From your AWS EMR web console:

  1. Create an EMR Security Configuration for Kerberos Authentication.

    1. Open your AWS EMR web console.

    2. Click Security Configurations, then Create.

    3. Provide a name for this Security Configuration such as PRIVACERA_KDC. We'll refer to this same Security Configuration later.

    4. Under Authentication, select Enable Kerberos authentication and complete the fields as appropriate for your environment.

  2. Create a new EMR cluster and assign to it the new Security Configuration.

    1. In the AWS EMR Console, create a new cluster.

    2. In Advanced Options, click Go to advanced options.

      Step 1: Software and Steps

      1. In the Software Configuration, select the appropriate EMR release and any associated applications.

      2. In Edit Software Settings, select Enter configuration, and add the following properties:

        [ {
            "classification":"spark-defaults",
            "properties":{
                "spark.driver.extraJavaOptions":"-javaagent:/usr/lib/spark/jars/privacera-signing-agent.jar",
                "spark.executor.extraJavaOptions":"-javaagent:/usr/lib/spark/jars/privacera-signing-agent.jar",
                }
        } ]
        
      3. In Steps, select Custom Jar and click Add Step.

        Add code to download and install the Privacera Credential Token Service.
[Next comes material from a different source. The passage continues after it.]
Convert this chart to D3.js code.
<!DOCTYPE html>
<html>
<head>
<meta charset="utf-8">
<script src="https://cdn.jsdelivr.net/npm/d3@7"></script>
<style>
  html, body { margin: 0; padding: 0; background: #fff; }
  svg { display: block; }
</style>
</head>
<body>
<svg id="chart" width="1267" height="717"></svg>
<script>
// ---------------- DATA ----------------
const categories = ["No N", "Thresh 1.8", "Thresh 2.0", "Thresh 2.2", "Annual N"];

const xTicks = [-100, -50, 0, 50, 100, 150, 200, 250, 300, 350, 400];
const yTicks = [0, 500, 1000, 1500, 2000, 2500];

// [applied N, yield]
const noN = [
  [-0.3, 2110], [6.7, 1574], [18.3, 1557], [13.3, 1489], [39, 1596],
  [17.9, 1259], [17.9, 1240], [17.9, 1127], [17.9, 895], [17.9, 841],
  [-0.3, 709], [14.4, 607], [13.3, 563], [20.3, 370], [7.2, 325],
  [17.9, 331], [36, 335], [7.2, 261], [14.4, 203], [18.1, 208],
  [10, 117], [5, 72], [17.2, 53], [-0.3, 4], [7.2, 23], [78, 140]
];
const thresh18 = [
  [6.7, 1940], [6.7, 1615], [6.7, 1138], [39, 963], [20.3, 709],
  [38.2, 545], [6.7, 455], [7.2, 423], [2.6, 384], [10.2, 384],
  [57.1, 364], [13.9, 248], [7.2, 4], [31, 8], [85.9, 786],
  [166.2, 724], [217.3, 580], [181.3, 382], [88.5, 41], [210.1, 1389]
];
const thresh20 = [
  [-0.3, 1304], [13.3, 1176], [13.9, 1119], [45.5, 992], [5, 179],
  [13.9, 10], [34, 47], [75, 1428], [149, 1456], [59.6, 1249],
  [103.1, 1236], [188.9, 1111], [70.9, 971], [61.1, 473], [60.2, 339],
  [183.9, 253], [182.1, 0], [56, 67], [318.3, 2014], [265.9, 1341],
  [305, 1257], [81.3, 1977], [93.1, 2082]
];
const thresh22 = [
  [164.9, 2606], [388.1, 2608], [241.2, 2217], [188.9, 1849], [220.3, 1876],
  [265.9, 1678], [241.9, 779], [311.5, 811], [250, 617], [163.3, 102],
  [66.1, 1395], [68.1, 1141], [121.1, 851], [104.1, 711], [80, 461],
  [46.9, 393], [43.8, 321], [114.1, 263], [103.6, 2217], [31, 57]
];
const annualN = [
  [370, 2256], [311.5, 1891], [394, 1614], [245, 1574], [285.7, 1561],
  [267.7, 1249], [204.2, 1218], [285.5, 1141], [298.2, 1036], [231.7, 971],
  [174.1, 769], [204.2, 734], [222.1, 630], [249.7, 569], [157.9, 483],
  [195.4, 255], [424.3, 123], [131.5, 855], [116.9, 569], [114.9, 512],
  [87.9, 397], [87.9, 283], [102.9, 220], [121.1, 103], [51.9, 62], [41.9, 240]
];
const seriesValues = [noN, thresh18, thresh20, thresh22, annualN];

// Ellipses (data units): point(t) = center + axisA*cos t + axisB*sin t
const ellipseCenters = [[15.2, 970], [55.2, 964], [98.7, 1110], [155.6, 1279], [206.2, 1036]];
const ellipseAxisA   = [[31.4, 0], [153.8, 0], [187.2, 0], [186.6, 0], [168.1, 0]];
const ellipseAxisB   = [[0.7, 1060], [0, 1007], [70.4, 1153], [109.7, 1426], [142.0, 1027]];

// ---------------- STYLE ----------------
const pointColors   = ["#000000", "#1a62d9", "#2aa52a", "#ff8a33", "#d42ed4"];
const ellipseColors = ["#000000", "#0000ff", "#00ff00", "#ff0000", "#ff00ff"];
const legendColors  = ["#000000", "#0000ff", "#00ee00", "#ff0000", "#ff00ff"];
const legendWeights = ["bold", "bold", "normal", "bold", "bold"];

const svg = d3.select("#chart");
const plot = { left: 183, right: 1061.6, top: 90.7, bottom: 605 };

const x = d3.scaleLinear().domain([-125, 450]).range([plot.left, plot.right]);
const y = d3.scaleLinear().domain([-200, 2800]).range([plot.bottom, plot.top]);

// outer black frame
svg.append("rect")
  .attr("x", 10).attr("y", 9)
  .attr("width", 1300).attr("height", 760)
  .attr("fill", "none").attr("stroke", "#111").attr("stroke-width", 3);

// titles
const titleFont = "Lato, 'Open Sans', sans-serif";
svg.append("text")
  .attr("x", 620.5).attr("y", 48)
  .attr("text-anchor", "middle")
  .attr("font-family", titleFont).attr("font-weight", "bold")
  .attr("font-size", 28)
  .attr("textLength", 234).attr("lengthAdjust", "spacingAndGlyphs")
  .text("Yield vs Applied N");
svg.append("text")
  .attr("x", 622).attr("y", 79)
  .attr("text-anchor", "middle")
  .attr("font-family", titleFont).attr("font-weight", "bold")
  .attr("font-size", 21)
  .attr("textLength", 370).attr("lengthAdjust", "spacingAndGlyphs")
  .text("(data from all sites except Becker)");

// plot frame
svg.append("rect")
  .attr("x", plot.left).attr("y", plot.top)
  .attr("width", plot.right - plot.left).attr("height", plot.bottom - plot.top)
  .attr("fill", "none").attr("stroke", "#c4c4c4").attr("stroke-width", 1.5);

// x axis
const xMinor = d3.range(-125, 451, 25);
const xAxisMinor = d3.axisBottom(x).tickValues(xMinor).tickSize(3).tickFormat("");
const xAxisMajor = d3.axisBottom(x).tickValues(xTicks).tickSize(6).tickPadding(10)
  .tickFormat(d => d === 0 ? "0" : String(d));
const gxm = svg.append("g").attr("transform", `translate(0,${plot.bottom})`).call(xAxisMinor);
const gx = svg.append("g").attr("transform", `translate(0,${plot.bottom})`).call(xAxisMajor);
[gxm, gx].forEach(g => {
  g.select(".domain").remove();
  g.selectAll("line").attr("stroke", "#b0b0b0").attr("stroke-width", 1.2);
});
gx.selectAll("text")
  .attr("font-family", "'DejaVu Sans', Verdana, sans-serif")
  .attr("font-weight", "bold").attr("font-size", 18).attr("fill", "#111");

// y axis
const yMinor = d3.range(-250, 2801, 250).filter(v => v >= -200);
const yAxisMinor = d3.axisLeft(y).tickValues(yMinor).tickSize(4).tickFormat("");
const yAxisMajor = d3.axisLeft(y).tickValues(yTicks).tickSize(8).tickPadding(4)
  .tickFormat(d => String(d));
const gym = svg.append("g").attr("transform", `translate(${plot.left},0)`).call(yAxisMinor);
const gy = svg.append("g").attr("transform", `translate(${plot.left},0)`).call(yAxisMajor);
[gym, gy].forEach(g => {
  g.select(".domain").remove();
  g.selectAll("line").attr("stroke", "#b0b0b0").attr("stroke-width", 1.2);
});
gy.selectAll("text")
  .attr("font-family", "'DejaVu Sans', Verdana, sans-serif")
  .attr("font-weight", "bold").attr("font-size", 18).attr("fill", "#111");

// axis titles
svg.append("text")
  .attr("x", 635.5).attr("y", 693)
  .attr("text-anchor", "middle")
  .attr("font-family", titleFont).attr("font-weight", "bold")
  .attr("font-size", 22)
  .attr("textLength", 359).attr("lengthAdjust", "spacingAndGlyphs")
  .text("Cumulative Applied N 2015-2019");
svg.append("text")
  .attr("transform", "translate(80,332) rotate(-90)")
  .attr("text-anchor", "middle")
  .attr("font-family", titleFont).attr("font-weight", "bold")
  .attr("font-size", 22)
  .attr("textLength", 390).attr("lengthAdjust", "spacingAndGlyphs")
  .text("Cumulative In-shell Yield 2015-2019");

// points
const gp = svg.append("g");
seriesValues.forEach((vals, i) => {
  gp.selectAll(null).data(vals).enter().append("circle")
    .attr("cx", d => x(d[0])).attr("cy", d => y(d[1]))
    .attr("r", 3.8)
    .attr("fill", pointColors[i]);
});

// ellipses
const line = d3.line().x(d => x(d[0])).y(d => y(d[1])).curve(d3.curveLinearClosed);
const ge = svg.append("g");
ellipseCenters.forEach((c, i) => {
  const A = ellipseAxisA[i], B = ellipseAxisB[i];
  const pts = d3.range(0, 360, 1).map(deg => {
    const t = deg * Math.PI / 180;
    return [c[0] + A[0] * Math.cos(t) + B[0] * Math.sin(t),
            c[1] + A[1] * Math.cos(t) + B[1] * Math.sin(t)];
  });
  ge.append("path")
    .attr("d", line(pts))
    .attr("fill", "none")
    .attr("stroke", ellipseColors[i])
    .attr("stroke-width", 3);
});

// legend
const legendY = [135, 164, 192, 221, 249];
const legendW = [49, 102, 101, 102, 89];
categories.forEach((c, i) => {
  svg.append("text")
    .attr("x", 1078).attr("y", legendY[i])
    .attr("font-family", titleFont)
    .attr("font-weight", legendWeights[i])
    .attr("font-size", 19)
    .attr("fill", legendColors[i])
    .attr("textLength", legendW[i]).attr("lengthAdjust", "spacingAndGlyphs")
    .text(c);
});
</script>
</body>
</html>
Complete the fields as below substituting your <emr-sript-download-url> value in the wget command below. Click Add when all fields are complete.

        • Name: Install Privacera CTS

        • JAR location: command-runner.jar

        • Arguments:

          bash -c "wget <emr-script-download-url> ; chmod +x ./privacera_emr.sh ; sudo ./privacera_emr.sh priv-cts"
          
        • Action on failure: Continue

      4. Click Next to progress to Step 2: Hardware

      Step 2: Hardware

      1. In this step, select values Networking, Node, and Instance values as appropriate for your environment.
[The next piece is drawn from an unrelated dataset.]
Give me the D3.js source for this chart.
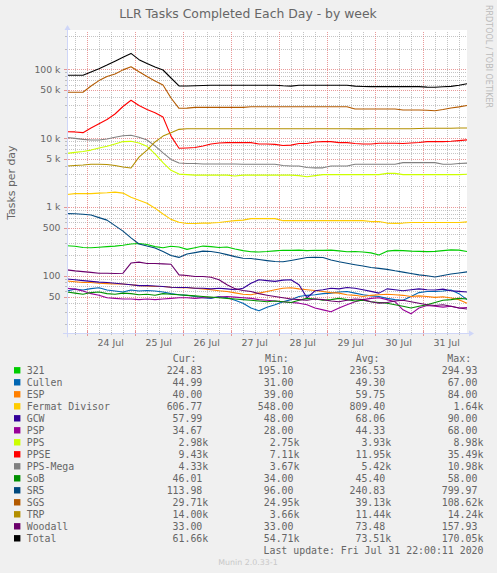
<!DOCTYPE html>
<html><head><meta charset="utf-8">
<script src="https://cdn.jsdelivr.net/npm/d3@7/dist/d3.min.js"></script>
<style>
html,body{margin:0;padding:0;background:#F0F0F0;}
svg{display:block;}
</style></head><body>
<svg id="c" width="497" height="573"></svg>
<script>
// ---------- data (4-hour samples) ----------
const seriesNames = ["321","Cullen","ESP","Fermat Divisor","GCW","PSP","PPS","PPSE","PPS-Mega","SoB","SR5","SGS","TRP","Woodall","Total"];
const seriesColors = ["#00CC00","#0066B3","#FF8000","#FFCC00","#330099","#990099","#CCFF00","#FF0000","#808080","#008F00","#00487D","#B35A00","#B38F00","#6B006B","#000000"];

const s321 = [273,268,258,255,260,265,270,278,290,295,285,265,255,268,262,242,255,270,265,258,262,245,232,223,222,225,230,235,234,236,232,235,234,236,230,223,225,222,215,200,228,234,232,228,226,224,226,232,238,236,225];
const sCullen = [60,64,62,65,67,62,60,58,62,60,61,60,58,55,53,52,50,48,47,50,48,44,40,34,31,35,38,42,45,50,52,53,55,56,58,59,56,53,51,50,47,45,44,50,57,59,59,60,62,55,45];
const sESP = [84,82,80,80,78,77,76,76,74,72,71,70,70,68,67,67,66,64.5,62.6,60.5,59,56.5,54,53,56,59,62.6,66,67,64.5,62.6,61,59,57,56,53,52,50,52,53,54,53,52,50,51,50,48.5,49.5,47.5,44.8,40];
const sFermat = [1520,1560,1560,1560,1590,1610,1640,1590,1380,1250,1130,960,790,660,598,574,574,583,583,594,613,632,644,677,677,677,677,632,632,632,632,632,632,632,632,632,632,632,613,613,583,577,583,594,594,594,594,594,594,594,607];
const sGCW = [90,87.5,85,83,81,80,78,76,74,72,72,71,70,68,67.5,67.5,66,66,64.5,66,64.5,62.6,66,78,87.5,85,83,86.5,87.5,74,48,60.5,62.6,66,64.5,67.5,66,62.6,59.3,56,64.5,62.6,60.5,62.6,64.5,62.6,62,64,60.5,59.3,58];
const sPSP = [66,64,60,55,52,48,47,46,46,45,46,45,46,47,48,48,47,48,48,49,50,49,48,47,45,44,43,42,41,40,38,34,32,30,34,38,42,45,47,48,45,42,32,28,34,37,36,35,36,34,34.67];
const sPPS = [6000,6200,6400,6700,7200,7600,8200,8900,8980,8500,7600,5900,4400,3400,3000,2950,2900,2900,2900,2900,2900,2810,2900,2900,2900,2900,2900,2900,2900,2850,2750,2850,2950,2950,2950,2950,2950,2950,2950,2950,3070,3070,2950,2950,2950,2950,2950,2950,2950,2950,2980];
const sPPSE = [12400,12300,12000,14000,16200,18600,22400,28800,35490,29800,26000,23400,20300,10700,7110,7200,7300,7700,8200,8500,8600,8600,8600,8600,8200,8200,8100,7800,7900,8350,8350,8800,8900,8900,8600,8600,8350,8200,8200,8400,8400,8400,8350,8500,8650,8900,8900,8900,9000,9200,9430];
const sPPSMega = [10200,9900,9600,9400,9400,9700,10300,10800,10980,10300,9400,7700,6100,4900,4350,4270,4270,4200,4200,4200,4200,4200,4170,4170,4170,4170,4170,4000,3940,3940,3750,3700,3700,3940,3940,3940,4170,4170,4170,4170,4170,4170,4400,4400,4400,4400,4400,4170,4170,4270,4330];
const sSoB = [58,56,54,57,58,55,54,56,55,53,54,52,55,54,53,52,51,50,49,48,47,46,45,44,43,42,43,42,41,44,47,46,44,45,47,45,43,44,42,41,40,38,36,34,36,38,41,44,45,47,46];
const sSR5 = [800,795,785,762,700,644,535,445,355,290,270,253,225,197,185,207,217,228,225,216,203,190,180,178,172,166,161,160,167,175,184,186,184,170,160,152,145,139,132,128,124,118,113,108,103,100,96,101,106,110,114];
const sSGS = [46400,46400,46400,57200,68500,78500,85400,98000,108600,92000,78600,67500,59000,38300,27100,27300,28000,28000,28000,28000,28000,28000,28000,28600,28600,28600,28600,28600,28600,28600,28600,28600,28600,28600,28600,28600,26500,26500,26500,26500,26500,26500,25600,25600,25600,25400,24950,26000,27400,28400,29700];
const sTRP = [3940,4000,4070,4170,4170,4140,4000,3800,3680,5300,6700,8800,10700,12000,13400,13700,13700,13700,13700,13700,13700,13700,13700,13700,13700,13700,13700,13700,13700,13700,13700,13700,13700,13700,13700,13700,13600,13600,13700,13700,13700,13700,13700,13700,13800,13900,13900,13900,13900,14000,14000];
const sWoodall = [122,118,115,112,109,109,108,109,153,158,151,151,149,147,103,101,97.5,97.5,95,87.5,74,65,61,59,55,52,50,48,46,45,44,46,45,43,42,44,46,45,42,40,41,43,44,42,40,38,37,38,36,34,33];
const sTotal = [81800,81800,81800,91300,102000,115000,131000,150000,170000,138000,121000,108000,97600,74700,57200,57200,57500,58000,58700,58700,58700,58700,58700,58700,58700,58700,58700,57500,57000,58500,58500,58500,58500,58500,58500,58500,57000,56300,56000,56000,56000,56000,56000,56000,56000,55000,54800,55800,56500,58500,61700];

const seriesValues = [s321,sCullen,sESP,sFermat,sGCW,sPSP,sPPS,sPPSE,sPPSMega,sSoB,sSR5,sSGS,sTRP,sWoodall,sTotal];

const curLabels = ["224.83","44.99","40.00","606.77","57.99","34.67","2.98k","9.43k","4.33k","46.01","113.98","29.71k","14.00k","33.00","61.66k"];
const minLabels = ["195.10","31.00","39.00","548.00","48.00","28.00","2.75k","7.11k","3.67k","34.00","96.00","24.95k","3.66k","33.00","54.71k"];
const avgLabels = ["236.53","49.30","59.75","809.40","68.06","44.33","3.93k","11.95k","5.42k","45.40","240.83","39.13k","11.44k","73.48","73.51k"];
const maxLabels = ["294.93","67.00","84.00","1.64k","90.00","68.00","8.98k","35.49k","10.98k","58.00","799.97","108.62k","14.24k","157.93","170.05k"];

const yTickValues = [50,100,500,1000,5000,10000,50000,100000];
const yTickLabels = ["50","100","500","1 k","5 k","10 k","50 k","100 k"];

const titleText = "LLR Tasks Completed Each Day - by week";
const yAxisTitle = "Tasks per day";
const lastUpdate = "Last update: Fri Jul 31 22:00:11 2020";

// ---------- layout ----------
const svg = d3.select("#c");
const W = 497, H = 573;
const L = 67, R = 467, T = 32, B = 333.3;
const HOUR = 3600e3;
const tStart = new Date(2020,6,23,14,10);
const tEnd = new Date(tStart.getTime() + 200*HOUR);
const times = sTotal.map((_,i)=> new Date(tStart.getTime() + i*4*HOUR));

const x = d3.scaleTime().domain([tStart,tEnd]).range([L,R]);
const y = d3.scaleLog().domain([14.6,348000]).range([B,T]);

const FONT = "#666666";
const AXIS = "#CFD6F8";

svg.append("rect").attr("width",W).attr("height",H).attr("fill","#F0F0F0");
svg.append("rect").attr("x",L).attr("y",T-2).attr("width",R-L).attr("height",B-T+2).attr("fill","#FFFFFF");

// grid
const gGrid = svg.append("g").attr("shape-rendering","crispEdges");
const minorY = [], majorY = [];
for (let e=1;e<=5;e++){
  const p = Math.pow(10,e);
  [2,3,4,6,7,8,9].forEach(m=>{ const v=m*p; if (v>y.domain()[0] && v<y.domain()[1]) minorY.push(v); });
  [1,5].forEach(m=>{ const v=m*p; if (v>y.domain()[0] && v<y.domain()[1]) majorY.push(v); });
}
const minorX = d3.timeHour.every(6).range(tStart,tEnd).filter(d=>d.getHours()!==0);
const majorX = d3.timeDay.range(tStart,tEnd);

const gridMinor = "rgba(150,150,150,0.55)";
const gridMajor = "rgba(226,120,120,0.75)";
gGrid.selectAll(".hy").data(minorY).join("line")
  .attr("x1",L).attr("x2",R).attr("y1",d=>Math.round(y(d))+0.5).attr("y2",d=>Math.round(y(d))+0.5)
  .attr("stroke",gridMinor).attr("stroke-width",1).attr("stroke-dasharray","1,1");
gGrid.selectAll(".vx").data(minorX).join("line")
  .attr("y1",T).attr("y2",B).attr("x1",d=>Math.round(x(d))+0.5).attr("x2",d=>Math.round(x(d))+0.5)
  .attr("stroke",gridMinor).attr("stroke-width",1).attr("stroke-dasharray","1,1");
gGrid.selectAll(".hY").data(majorY).join("line")
  .attr("x1",L).attr("x2",R).attr("y1",d=>Math.round(y(d))+0.5).attr("y2",d=>Math.round(y(d))+0.5)
  .attr("stroke",gridMajor).attr("stroke-width",1).attr("stroke-dasharray","1,1");
gGrid.selectAll(".vX").data(majorX).join("line")
  .attr("y1",T).attr("y2",B).attr("x1",d=>Math.round(x(d))+0.5).attr("x2",d=>Math.round(x(d))+0.5)
  .attr("stroke",gridMajor).attr("stroke-width",1).attr("stroke-dasharray","1,1");

// small ticks on axes
gGrid.selectAll(".tm").data(minorX).join("line")
  .attr("x1",d=>Math.round(x(d))+0.5).attr("x2",d=>Math.round(x(d))+0.5).attr("y1",B-1).attr("y2",B+2)
  .attr("stroke",gridMinor);
gGrid.selectAll(".tM").data(majorX).join("line")
  .attr("x1",d=>Math.round(x(d))+0.5).attr("x2",d=>Math.round(x(d))+0.5).attr("y1",B-2).attr("y2",B+3)
  .attr("stroke",gridMajor);
gGrid.selectAll(".ym").data(minorY).join("line")
  .attr("y1",d=>Math.round(y(d))+0.5).attr("y2",d=>Math.round(y(d))+0.5).attr("x1",L-2).attr("x2",L+1)
  .attr("stroke",gridMinor);
gGrid.selectAll(".yM").data(majorY).join("line")
  .attr("y1",d=>Math.round(y(d))+0.5).attr("y2",d=>Math.round(y(d))+0.5).attr("x1",L-3).attr("x2",L+2)
  .attr("stroke",gridMajor);

// series lines
const line = d3.line().x((d,i)=>x(times[i])).y(d=>y(d));
const gLines = svg.append("g");
seriesValues.forEach((vals,k)=>{
  gLines.append("path").datum(vals).attr("d",line)
    .attr("fill","none").attr("stroke",seriesColors[k]).attr("stroke-width",1.1)
    .attr("stroke-linejoin","round");
});

// axes
const gAx = svg.append("g");
gAx.append("line").attr("x1",L-4).attr("x2",R+2).attr("y1",Math.round(B)+0.5).attr("y2",Math.round(B)+0.5).attr("stroke",AXIS);
gAx.append("line").attr("x1",L+0.5).attr("x2",L+0.5).attr("y1",B+4).attr("y2",T-3).attr("stroke",AXIS);
gAx.append("path").attr("d",`M${L-2.5},${T-2} L${L+3.5},${T-2} L${L+0.5},${T-7} Z`).attr("fill",AXIS);
gAx.append("path").attr("d",`M${R+2},${Math.round(B)-2.5} L${R+2},${Math.round(B)+3.5} L${R+7},${Math.round(B)+0.5} Z`).attr("fill",AXIS);

// y tick labels
svg.append("g").selectAll("text").data(yTickValues).join("text")
  .attr("x",60.5).attr("y",d=>y(d)+3.4).attr("text-anchor","end")
  .attr("font-family","DejaVu Sans").attr("font-size","9.3px").attr("fill",FONT)
  .text((d,i)=>yTickLabels[i]);

// x tick labels at noon
const noonTicks = d3.timeDay.range(tStart,tEnd).map(d=>new Date(d.getTime()+12*HOUR)).filter(d=>d<tEnd);
const fmt = d3.timeFormat("%d %b");
svg.append("g").selectAll("text").data(noonTicks).join("text")
  .attr("x",d=>x(d)).attr("y",345.6).attr("text-anchor","middle")
  .attr("font-family","DejaVu Sans").attr("font-size","9.4px").attr("fill",FONT)
  .text(d=>fmt(d));

// title
svg.append("text").attr("x",248).attr("y",18.3).attr("text-anchor","middle")
  .attr("font-family","DejaVu Sans").attr("font-size","12.4px").attr("fill",FONT).text(titleText);

// y axis title
svg.append("text").attr("transform",`translate(14.8,${(T+B)/2}) rotate(-90)`).attr("text-anchor","middle")
  .attr("font-family","DejaVu Sans").attr("font-size","10.9px").attr("fill",FONT).text(yAxisTitle);

// rrdtool credit
svg.append("text").attr("transform","translate(485.5,56.5) rotate(90)").attr("text-anchor","middle")
  .attr("font-family","DejaVu Sans").attr("font-size","8px").attr("fill","#BBBBBB").text("RRDTOOL / TOBI OETIKER");

// legend
const mono = "DejaVu Sans Mono";
const LFS = "9.9px";
const gLeg = svg.append("g").attr("font-family",mono).attr("font-size",LFS).attr("fill",FONT);
const headers = [["Cur:",172.7],["Min:",265],["Avg:",355.7],["Max:",447.3]];
headers.forEach(h=>gLeg.append("text").attr("x",h[1]).attr("y",361.8).text(h[0]));
const colEnds = [202.3,293.5,385.2,477.4];
const colData = [curLabels,minLabels,avgLabels,maxLabels];
seriesNames.forEach((name,k)=>{
  const cy = 370.3 + 12.0*k;
  gLeg.append("rect").attr("x",14).attr("y",cy-3.2).attr("width",6.4).attr("height",6.4).attr("fill",seriesColors[k]);
  gLeg.append("text").attr("x",26.7).attr("y",cy+3.6).text(name);
  colData.forEach((arr,c)=>{
    const s = arr[k];
    const hasK = s.endsWith("k");
    const num = hasK ? s.slice(0,-1) : s;
    gLeg.append("text").attr("x",colEnds[c]).attr("y",cy+3.6).attr("text-anchor","end").text(num);
    if (hasK) gLeg.append("text").attr("x",colEnds[c]).attr("y",cy+3.6).text("k");
  });
});
gLeg.append("text").attr("x",483.5).attr("y",554.3).attr("text-anchor","end").text(lastUpdate);

svg.append("text").attr("x",248).attr("y",565.2).attr("text-anchor","middle")
  .attr("font-family","DejaVu Sans").attr("font-size","7.9px").attr("fill","#C8C8C8").text("Munin 2.0.33-1");
</script>
</body></html>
      Step 3: General Cluster Settings.

      Add two scripts that will Install Privacera Signing Agent on master and worker nodes.

      1. Assign Cluster name, Logging, Debugging, and Termination protection as appropriate for your environment.

      2. Install the Master signing agent:

        Go to Additional Options > Bootstrap Actions and select bootstrap action Run if and click Configure and add to open the Add Bootstrap Action dialog.

        In this dialog set the name to Privacera Signing Agent for Master, copy and paste into Optional Arguments the following script, using your own <emr-script-download-url>and click Add when done.

        instance.isMaster=true "wget <emr-script-download-url>; chmod +x ./privacera_emr.sh ; sudo ./privacera_emr.sh spark-fbac"
        

        To enable Delta Lake on EMR, run the following command:

        instance.isMaster=true "export SPARK_DELTA_LAKE_ENABLE=enable-spark-deltalake; export SPARK_DELTA_LAKE_CORE_JAR_DOWNLOAD_URL=<EMR_SPARK_DELTA_LAKE_CORE_JAR_DOWNLOAD_URL>; wget <emr-script-download-url>; chmod +x ./privacera_emr.sh ; sudo -E ./privacera_emr.sh spark-fbac"
        

        <EMR_SPARK_DELTA_LAKE_CORE_JAR_DOWNLOAD_URL> is the download URL of Delta Lake core JAR. The Delta Lake core JAR has dependency with Spark version. - You have to find the appropriate version for your EMR. See Delta Lake compatibility with Apache Spark. - Get the appropriate Delta Lake core JAR download link and update the property. See Delta Core.

        For example, for Spark version 3.1.x, the download URL is https://repo1.maven.org/maven2/io/delta/delta-core_2.12/1.0.1/delta-core_2.12-1.0.1.jar.

      3. The Worker signing agent is installed in the same way.Under Additional Options, expand Bootstrap Actions, select bootstrap action Run if and click Configure and add to open the Add Bootstrap Action dialog. In this dialog set the name to

        Privacera Signing Agent for Worker, copy and paste into Optional Arguments the following script, using your own <emr-script-download-url>and click Add when done.

        instance.isMaster=false "wget <emr-script-download-url>; chmod +x ./privacera_emr.sh ; sudo ./privacera_emr.sh spark-fbac"
        

        To enable Delta Lake on EMR, run the following command:

        instance.isMaster=false "export SPARK_DELTA_LAKE_ENABLE=enable-spark-deltalake; export SPARK_DELTA_LAKE_CORE_JAR_DOWNLOAD_URL=<EMR_SPARK_DELTA_LAKE_CORE_JAR_DOWNLOAD_URL>; wget <emr-script-download-url>; chmod +x ./privacera_emr.sh ; sudo -E ./privacera_emr.sh spark-fbac"
        

        <EMR_SPARK_DELTA_LAKE_CORE_JAR_DOWNLOAD_URL> is the download URL of Delta Lake core JAR. The Delta Lake core JAR has dependency with Spark version. - You have to find the appropriate version for your EMR. See Delta Lake compatibility with Apache Spark. - Get the appropriate Delta Lake core JAR download link and update the property. See Delta Core.

        For example, for Spark version 3.1.x, the download URL is https://repo1.maven.org/maven2/io/delta/delta-core_2.12/1.0.1/delta-core_2.12-1.0.1.jar.

      Step 4: Security

      1. Complete Security Options as appropriate for your environment.

      2. Open Security Configuration, and select the configuration you created earlier, e.g. "PRIVACERA_KDC". Enter values inthe following fileds:

        • Realm

        • KDC admin password

    3. Click Create cluster to complete.


Last update: March 25, 2022